LongCat [5] challenges the dominant “Scaling Experts” (MoE) paradigm by proposing Embedding Scaling. Instead of adding more “brains” (experts) to the Feed-Forward Networks, it massively scales the Input Embedding Layer to capture rich local context.

• Input-Only Integration: Unlike STEM (which replaces FFNs) or Engram (which runs parallel to the backbone), LongCat adds N-gram embeddings only at the input level.
• Mechanism: The model retrieves massive N-gram vectors (2-grams, 3-grams) and averages them with the standard token embedding to create a “super-charged” input vector \(e_i\).
• Standard Backbone: The rest of the Transformer (Attention & FFNs) remains unchanged. It simply processes these denser, richer input vectors.

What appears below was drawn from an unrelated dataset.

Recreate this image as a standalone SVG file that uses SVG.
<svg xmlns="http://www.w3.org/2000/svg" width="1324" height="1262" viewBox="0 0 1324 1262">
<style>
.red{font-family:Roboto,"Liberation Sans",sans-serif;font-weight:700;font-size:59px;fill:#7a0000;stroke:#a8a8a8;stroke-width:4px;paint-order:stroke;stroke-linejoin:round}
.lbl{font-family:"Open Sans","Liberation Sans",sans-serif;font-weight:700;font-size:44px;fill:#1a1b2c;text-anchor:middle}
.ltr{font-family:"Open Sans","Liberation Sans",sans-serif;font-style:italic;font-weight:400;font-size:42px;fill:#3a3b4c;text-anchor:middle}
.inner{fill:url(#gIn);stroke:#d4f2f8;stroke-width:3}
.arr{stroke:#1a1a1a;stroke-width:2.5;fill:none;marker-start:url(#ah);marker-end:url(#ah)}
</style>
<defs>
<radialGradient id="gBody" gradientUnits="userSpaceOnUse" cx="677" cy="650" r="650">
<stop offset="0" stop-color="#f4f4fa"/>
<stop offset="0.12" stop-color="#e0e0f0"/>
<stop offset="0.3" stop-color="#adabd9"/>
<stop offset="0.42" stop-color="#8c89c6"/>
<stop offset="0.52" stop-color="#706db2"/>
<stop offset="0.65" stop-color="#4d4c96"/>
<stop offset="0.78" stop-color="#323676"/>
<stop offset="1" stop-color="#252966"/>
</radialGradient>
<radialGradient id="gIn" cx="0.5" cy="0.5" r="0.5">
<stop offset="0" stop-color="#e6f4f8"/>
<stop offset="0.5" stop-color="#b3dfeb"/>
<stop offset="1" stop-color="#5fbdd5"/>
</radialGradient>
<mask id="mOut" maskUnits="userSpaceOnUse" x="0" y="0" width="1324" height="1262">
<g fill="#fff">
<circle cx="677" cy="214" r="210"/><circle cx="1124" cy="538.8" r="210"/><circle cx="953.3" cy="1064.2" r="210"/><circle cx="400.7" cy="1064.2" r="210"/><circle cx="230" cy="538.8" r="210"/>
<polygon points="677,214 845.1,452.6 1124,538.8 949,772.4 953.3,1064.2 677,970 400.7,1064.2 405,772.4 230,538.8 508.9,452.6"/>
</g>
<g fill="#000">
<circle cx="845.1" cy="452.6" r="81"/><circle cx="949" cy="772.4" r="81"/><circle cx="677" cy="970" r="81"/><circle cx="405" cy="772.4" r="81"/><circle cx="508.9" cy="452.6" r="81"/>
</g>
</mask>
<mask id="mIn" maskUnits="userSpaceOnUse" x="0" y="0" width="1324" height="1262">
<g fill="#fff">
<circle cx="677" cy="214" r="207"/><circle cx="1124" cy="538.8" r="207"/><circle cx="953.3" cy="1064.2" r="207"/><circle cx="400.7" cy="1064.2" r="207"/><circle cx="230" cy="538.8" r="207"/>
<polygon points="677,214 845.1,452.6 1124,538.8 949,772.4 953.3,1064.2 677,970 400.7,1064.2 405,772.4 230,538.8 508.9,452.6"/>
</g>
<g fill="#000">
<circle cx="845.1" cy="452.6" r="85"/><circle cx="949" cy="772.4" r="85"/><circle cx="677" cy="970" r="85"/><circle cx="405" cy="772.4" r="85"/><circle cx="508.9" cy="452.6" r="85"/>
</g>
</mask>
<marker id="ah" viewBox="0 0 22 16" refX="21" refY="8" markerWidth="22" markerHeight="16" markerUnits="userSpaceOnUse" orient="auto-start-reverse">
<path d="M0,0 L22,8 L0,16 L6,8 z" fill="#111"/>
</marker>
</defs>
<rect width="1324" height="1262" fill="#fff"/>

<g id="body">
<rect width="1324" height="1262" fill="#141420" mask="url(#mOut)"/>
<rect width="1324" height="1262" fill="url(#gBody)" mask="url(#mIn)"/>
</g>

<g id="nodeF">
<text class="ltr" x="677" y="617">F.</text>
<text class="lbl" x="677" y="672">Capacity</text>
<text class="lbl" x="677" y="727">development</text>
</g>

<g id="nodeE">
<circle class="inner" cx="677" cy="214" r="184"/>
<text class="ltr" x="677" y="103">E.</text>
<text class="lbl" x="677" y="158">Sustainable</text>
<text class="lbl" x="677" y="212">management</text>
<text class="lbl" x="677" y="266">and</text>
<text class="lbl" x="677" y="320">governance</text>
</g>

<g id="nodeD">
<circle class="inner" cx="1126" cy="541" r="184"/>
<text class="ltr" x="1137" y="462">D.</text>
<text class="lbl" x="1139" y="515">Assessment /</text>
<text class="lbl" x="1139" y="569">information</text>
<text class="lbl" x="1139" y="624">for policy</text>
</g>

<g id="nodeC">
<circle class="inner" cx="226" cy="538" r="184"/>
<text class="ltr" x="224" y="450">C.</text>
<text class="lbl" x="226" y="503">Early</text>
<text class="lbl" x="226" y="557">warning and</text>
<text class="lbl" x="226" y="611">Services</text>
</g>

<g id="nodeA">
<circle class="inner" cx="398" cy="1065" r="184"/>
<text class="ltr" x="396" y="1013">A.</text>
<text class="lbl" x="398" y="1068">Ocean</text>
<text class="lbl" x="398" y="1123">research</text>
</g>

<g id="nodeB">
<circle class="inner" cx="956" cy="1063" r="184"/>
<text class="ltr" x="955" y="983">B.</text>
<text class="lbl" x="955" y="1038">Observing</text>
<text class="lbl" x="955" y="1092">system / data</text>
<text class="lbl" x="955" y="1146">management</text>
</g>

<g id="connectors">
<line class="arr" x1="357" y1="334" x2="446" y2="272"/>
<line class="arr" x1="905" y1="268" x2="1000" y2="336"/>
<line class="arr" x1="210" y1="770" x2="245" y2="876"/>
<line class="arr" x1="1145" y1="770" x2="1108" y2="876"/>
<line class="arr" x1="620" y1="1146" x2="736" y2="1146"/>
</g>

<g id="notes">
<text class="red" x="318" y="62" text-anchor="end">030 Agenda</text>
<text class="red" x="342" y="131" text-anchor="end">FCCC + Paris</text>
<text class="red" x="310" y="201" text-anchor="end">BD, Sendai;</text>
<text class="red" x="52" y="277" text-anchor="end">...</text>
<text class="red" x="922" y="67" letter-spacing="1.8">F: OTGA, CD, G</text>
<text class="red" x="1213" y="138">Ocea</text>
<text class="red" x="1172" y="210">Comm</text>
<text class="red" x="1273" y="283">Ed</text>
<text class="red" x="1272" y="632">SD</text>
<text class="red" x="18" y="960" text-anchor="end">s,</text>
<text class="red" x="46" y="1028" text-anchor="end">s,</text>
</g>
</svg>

Figure: The architecture of a N-gram Embedding layer.

6.2 Key Findings

• The “Fat Embedding” Pareto Frontier: The authors found that once the number of experts reaches a certain point, adding more memory (embeddings) yields better returns than adding more experts.
• The 50% Allocation Rule: The optimal design allocates roughly 50% of the total parameter budget to these static embeddings. Example: LongCat-Flash-Lite is a 68.5B parameter model, but ~31.4B parameters are just the embedding table.
• Wide vs. Deep: This method works best in wider models. In very deep models, the signal from the input embeddings tends to fade (“wash out”) as it propagates through many layers.
• Performance: The 68.5B model (with only ~3B active params) outperformed parameter-equivalent MoE baselines, showing particular strength in coding and agentic tasks where local context is critical.

References

1. Ameisen, E. et al. (2025). Circuit Tracing: Revealing Computational Graphs in Language Models. Anthropic.
2. Cheng, X. et al. (2026). Conditional Memory via Scalable Lookup: A New Axis of Sparsity for Large Language Models. arXiv:2601.07372
3. Google DeepMind (2025). Gemma 3 Technical Report. arXiv:2503.19786. Model card: Gemma 3n.
4. Lindsey, J. et al. (2025). On the Biology of a Large Language Model. Anthropic.
5. LongCat (2026). Scaling Embeddings Outperforms Scaling Experts in Language Models. arXiv:2601.21204
6. Sadhukhan, R. et al. (2026). STEM: Scaling Transformers with Embedding Modules. arXiv:2601.10639
7. Templeton, A. et al. (2024). Scaling Monosemanticity: Extracting Interpretable Features from Claude 3 Sonnet. Anthropic.
8. Zhang, J. et al. (2025). On the Interplay of Pre-Training, Mid-Training, and RL on Reasoning Language Models. arXiv:2512.07783
9. Google DeepMind. Gemma 3n model code. gemma3n/modeling_gemma3n.py.
10. Lingua / STEM. STEM model code. lingua/stem.py.